** BEGIN Information supplied **
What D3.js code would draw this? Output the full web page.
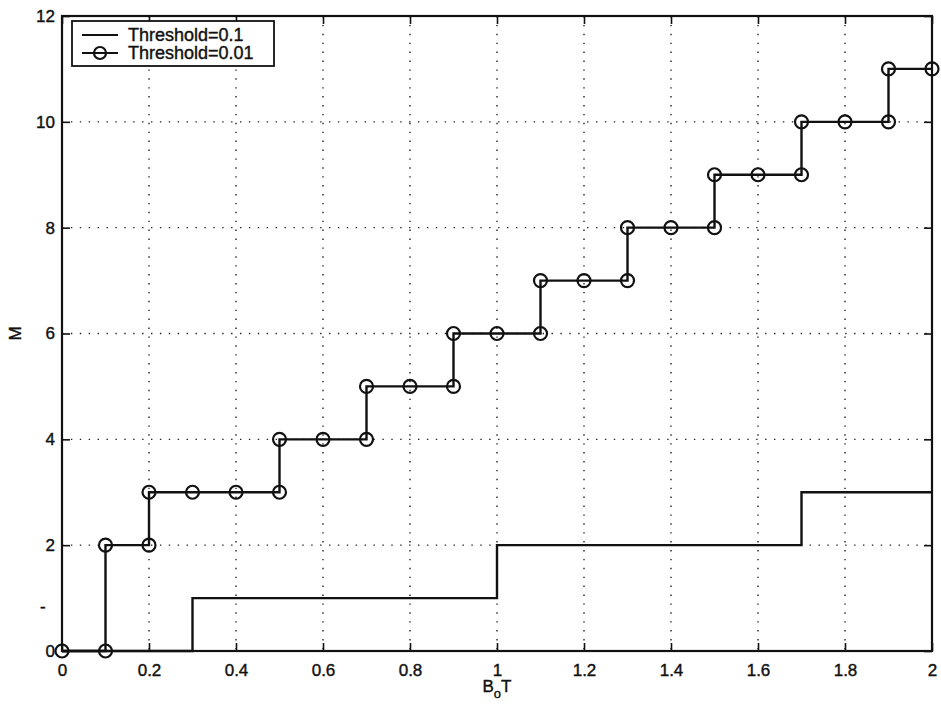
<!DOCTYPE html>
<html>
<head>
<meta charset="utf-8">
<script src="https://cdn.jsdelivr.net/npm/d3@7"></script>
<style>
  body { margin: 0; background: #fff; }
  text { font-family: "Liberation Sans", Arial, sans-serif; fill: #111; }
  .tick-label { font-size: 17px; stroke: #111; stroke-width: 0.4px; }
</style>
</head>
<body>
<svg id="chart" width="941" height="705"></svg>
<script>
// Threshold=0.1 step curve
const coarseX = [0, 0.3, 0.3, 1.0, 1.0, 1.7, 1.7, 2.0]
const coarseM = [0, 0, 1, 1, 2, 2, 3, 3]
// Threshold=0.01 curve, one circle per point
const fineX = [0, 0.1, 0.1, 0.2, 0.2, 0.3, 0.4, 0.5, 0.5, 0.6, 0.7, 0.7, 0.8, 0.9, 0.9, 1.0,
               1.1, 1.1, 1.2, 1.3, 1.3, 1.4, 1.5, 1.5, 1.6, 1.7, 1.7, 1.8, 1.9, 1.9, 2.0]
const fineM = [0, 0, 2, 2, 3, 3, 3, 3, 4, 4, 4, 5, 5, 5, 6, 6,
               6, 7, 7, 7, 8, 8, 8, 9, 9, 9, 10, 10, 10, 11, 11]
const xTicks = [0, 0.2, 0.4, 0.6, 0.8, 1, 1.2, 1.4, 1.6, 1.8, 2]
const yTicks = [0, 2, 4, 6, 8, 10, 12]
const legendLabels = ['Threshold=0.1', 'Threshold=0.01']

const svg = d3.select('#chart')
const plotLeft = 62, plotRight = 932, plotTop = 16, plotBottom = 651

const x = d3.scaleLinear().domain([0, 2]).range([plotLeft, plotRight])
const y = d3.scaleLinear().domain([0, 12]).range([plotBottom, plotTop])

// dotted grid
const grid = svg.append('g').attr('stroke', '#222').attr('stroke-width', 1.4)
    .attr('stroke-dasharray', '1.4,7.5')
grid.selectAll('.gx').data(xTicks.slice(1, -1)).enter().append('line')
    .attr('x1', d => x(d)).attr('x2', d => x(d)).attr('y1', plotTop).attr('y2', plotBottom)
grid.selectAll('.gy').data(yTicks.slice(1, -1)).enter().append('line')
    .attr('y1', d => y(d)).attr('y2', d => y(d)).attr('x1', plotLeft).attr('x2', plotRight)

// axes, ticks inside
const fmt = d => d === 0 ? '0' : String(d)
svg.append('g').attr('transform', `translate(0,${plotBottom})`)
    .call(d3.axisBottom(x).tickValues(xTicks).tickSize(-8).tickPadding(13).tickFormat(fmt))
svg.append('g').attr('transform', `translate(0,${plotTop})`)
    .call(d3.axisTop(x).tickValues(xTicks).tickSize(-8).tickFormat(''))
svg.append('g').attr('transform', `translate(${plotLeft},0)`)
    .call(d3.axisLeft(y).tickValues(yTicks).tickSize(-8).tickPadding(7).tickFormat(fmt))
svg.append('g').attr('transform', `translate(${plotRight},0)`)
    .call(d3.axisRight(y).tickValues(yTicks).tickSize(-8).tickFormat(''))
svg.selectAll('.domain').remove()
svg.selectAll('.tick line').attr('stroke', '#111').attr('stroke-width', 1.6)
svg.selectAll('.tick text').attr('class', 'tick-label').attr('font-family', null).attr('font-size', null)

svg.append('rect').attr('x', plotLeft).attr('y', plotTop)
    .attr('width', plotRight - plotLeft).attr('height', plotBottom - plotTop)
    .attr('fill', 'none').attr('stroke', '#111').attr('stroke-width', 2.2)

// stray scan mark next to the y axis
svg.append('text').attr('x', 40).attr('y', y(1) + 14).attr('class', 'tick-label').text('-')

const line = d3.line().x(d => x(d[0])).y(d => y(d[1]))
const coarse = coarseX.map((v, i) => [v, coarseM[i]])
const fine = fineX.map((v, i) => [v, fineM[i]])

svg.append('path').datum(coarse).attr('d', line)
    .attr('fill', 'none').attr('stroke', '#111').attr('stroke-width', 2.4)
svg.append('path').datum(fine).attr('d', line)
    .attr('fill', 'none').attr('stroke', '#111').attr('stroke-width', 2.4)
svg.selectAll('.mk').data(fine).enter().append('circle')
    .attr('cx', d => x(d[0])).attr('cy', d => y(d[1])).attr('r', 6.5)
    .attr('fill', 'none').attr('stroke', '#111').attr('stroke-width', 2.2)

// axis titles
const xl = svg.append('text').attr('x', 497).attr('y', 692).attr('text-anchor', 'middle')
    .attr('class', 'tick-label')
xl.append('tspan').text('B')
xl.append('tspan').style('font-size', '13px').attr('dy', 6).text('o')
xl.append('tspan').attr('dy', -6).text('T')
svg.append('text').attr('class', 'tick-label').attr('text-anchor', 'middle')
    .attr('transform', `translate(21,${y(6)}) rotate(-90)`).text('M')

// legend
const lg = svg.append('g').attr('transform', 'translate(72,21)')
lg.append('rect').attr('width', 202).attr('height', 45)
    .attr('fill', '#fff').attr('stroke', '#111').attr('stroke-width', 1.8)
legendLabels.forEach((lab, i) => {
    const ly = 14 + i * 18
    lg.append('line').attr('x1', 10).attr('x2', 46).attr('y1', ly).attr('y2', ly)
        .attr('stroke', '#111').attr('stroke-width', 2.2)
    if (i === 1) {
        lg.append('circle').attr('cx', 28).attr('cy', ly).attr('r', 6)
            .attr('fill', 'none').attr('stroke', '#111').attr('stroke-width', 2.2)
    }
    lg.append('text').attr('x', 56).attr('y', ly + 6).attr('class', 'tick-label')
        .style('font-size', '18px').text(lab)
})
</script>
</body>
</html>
** END Information supplied **
Requirement: The material above holds pictures; copy everything else in it exactly.

Worked answer:
What D3.js code would draw this? Output the full web page.
<!DOCTYPE html>
<html>
<head>
<meta charset="utf-8">
<script src="https://cdn.jsdelivr.net/npm/d3@7"></script>
<style>
  body { margin: 0; background: #fff; }
  text { font-family: "Liberation Sans", Arial, sans-serif; fill: #111; }
  .tick-label { font-size: 17px; stroke: #111; stroke-width: 0.4px; }
</style>
</head>
<body>
<svg id="chart" width="941" height="705"></svg>
<script>
// Threshold=0.1 step curve
const coarseX = [0, 0.3, 0.3, 1.0, 1.0, 1.7, 1.7, 2.0]
const coarseM = [0, 0, 1, 1, 2, 2, 3, 3]
// Threshold=0.01 curve, one circle per point
const fineX = [0, 0.1, 0.1, 0.2, 0.2, 0.3, 0.4, 0.5, 0.5, 0.6, 0.7, 0.7, 0.8, 0.9, 0.9, 1.0,
               1.1, 1.1, 1.2, 1.3, 1.3, 1.4, 1.5, 1.5, 1.6, 1.7, 1.7, 1.8, 1.9, 1.9, 2.0]
const fineM = [0, 0, 2, 2, 3, 3, 3, 3, 4, 4, 4, 5, 5, 5, 6, 6,
               6, 7, 7, 7, 8, 8, 8, 9, 9, 9, 10, 10, 10, 11, 11]
const xTicks = [0, 0.2, 0.4, 0.6, 0.8, 1, 1.2, 1.4, 1.6, 1.8, 2]
const yTicks = [0, 2, 4, 6, 8, 10, 12]
const legendLabels = ['Threshold=0.1', 'Threshold=0.01']

const svg = d3.select('#chart')
const plotLeft = 62, plotRight = 932, plotTop = 16, plotBottom = 651

const x = d3.scaleLinear().domain([0, 2]).range([plotLeft, plotRight])
const y = d3.scaleLinear().domain([0, 12]).range([plotBottom, plotTop])

// dotted grid
const grid = svg.append('g').attr('stroke', '#222').attr('stroke-width', 1.4)
    .attr('stroke-dasharray', '1.4,7.5')
grid.selectAll('.gx').data(xTicks.slice(1, -1)).enter().append('line')
    .attr('x1', d => x(d)).attr('x2', d => x(d)).attr('y1', plotTop).attr('y2', plotBottom)
grid.selectAll('.gy').data(yTicks.slice(1, -1)).enter().append('line')
    .attr('y1', d => y(d)).attr('y2', d => y(d)).attr('x1', plotLeft).attr('x2', plotRight)

// axes, ticks inside
const fmt = d => d === 0 ? '0' : String(d)
svg.append('g').attr('transform', `translate(0,${plotBottom})`)
    .call(d3.axisBottom(x).tickValues(xTicks).tickSize(-8).tickPadding(13).tickFormat(fmt))
svg.append('g').attr('transform', `translate(0,${plotTop})`)
    .call(d3.axisTop(x).tickValues(xTicks).tickSize(-8).tickFormat(''))
svg.append('g').attr('transform', `translate(${plotLeft},0)`)
    .call(d3.axisLeft(y).tickValues(yTicks).tickSize(-8).tickPadding(7).tickFormat(fmt))
svg.append('g').attr('transform', `translate(${plotRight},0)`)
    .call(d3.axisRight(y).tickValues(yTicks).tickSize(-8).tickFormat(''))
svg.selectAll('.domain').remove()
svg.selectAll('.tick line').attr('stroke', '#111').attr('stroke-width', 1.6)
svg.selectAll('.tick text').attr('class', 'tick-label').attr('font-family', null).attr('font-size', null)

svg.append('rect').attr('x', plotLeft).attr('y', plotTop)
    .attr('width', plotRight - plotLeft).attr('height', plotBottom - plotTop)
    .attr('fill', 'none').attr('stroke', '#111').attr('stroke-width', 2.2)

// stray scan mark next to the y axis
svg.append('text').attr('x', 40).attr('y', y(1) + 14).attr('class', 'tick-label').text('-')

const line = d3.line().x(d => x(d[0])).y(d => y(d[1]))
const coarse = coarseX.map((v, i) => [v, coarseM[i]])
const fine = fineX.map((v, i) => [v, fineM[i]])

svg.append('path').datum(coarse).attr('d', line)
    .attr('fill', 'none').attr('stroke', '#111').attr('stroke-width', 2.4)
svg.append('path').datum(fine).attr('d', line)
    .attr('fill', 'none').attr('stroke', '#111').attr('stroke-width', 2.4)
svg.selectAll('.mk').data(fine).enter().append('circle')
    .attr('cx', d => x(d[0])).attr('cy', d => y(d[1])).attr('r', 6.5)
    .attr('fill', 'none').attr('stroke', '#111').attr('stroke-width', 2.2)

// axis titles
const xl = svg.append('text').attr('x', 497).attr('y', 692).attr('text-anchor', 'middle')
    .attr('class', 'tick-label')
xl.append('tspan').text('B')
xl.append('tspan').style('font-size', '13px').attr('dy', 6).text('o')
xl.append('tspan').attr('dy', -6).text('T')
svg.append('text').attr('class', 'tick-label').attr('text-anchor', 'middle')
    .attr('transform', `translate(21,${y(6)}) rotate(-90)`).text('M')

// legend
const lg = svg.append('g').attr('transform', 'translate(72,21)')
lg.append('rect').attr('width', 202).attr('height', 45)
    .attr('fill', '#fff').attr('stroke', '#111').attr('stroke-width', 1.8)
legendLabels.forEach((lab, i) => {
    const ly = 14 + i * 18
    lg.append('line').attr('x1', 10).attr('x2', 46).attr('y1', ly).attr('y2', ly)
        .attr('stroke', '#111').attr('stroke-width', 2.2)
    if (i === 1) {
        lg.append('circle').attr('cx', 28).attr('cy', ly).attr('r', 6)
            .attr('fill', 'none').attr('stroke', '#111').attr('stroke-width', 2.2)
    }
    lg.append('text').attr('x', 56).attr('y', ly + 6).attr('class', 'tick-label')
        .style('font-size', '18px').text(lab)
})
</script>
</body>
</html>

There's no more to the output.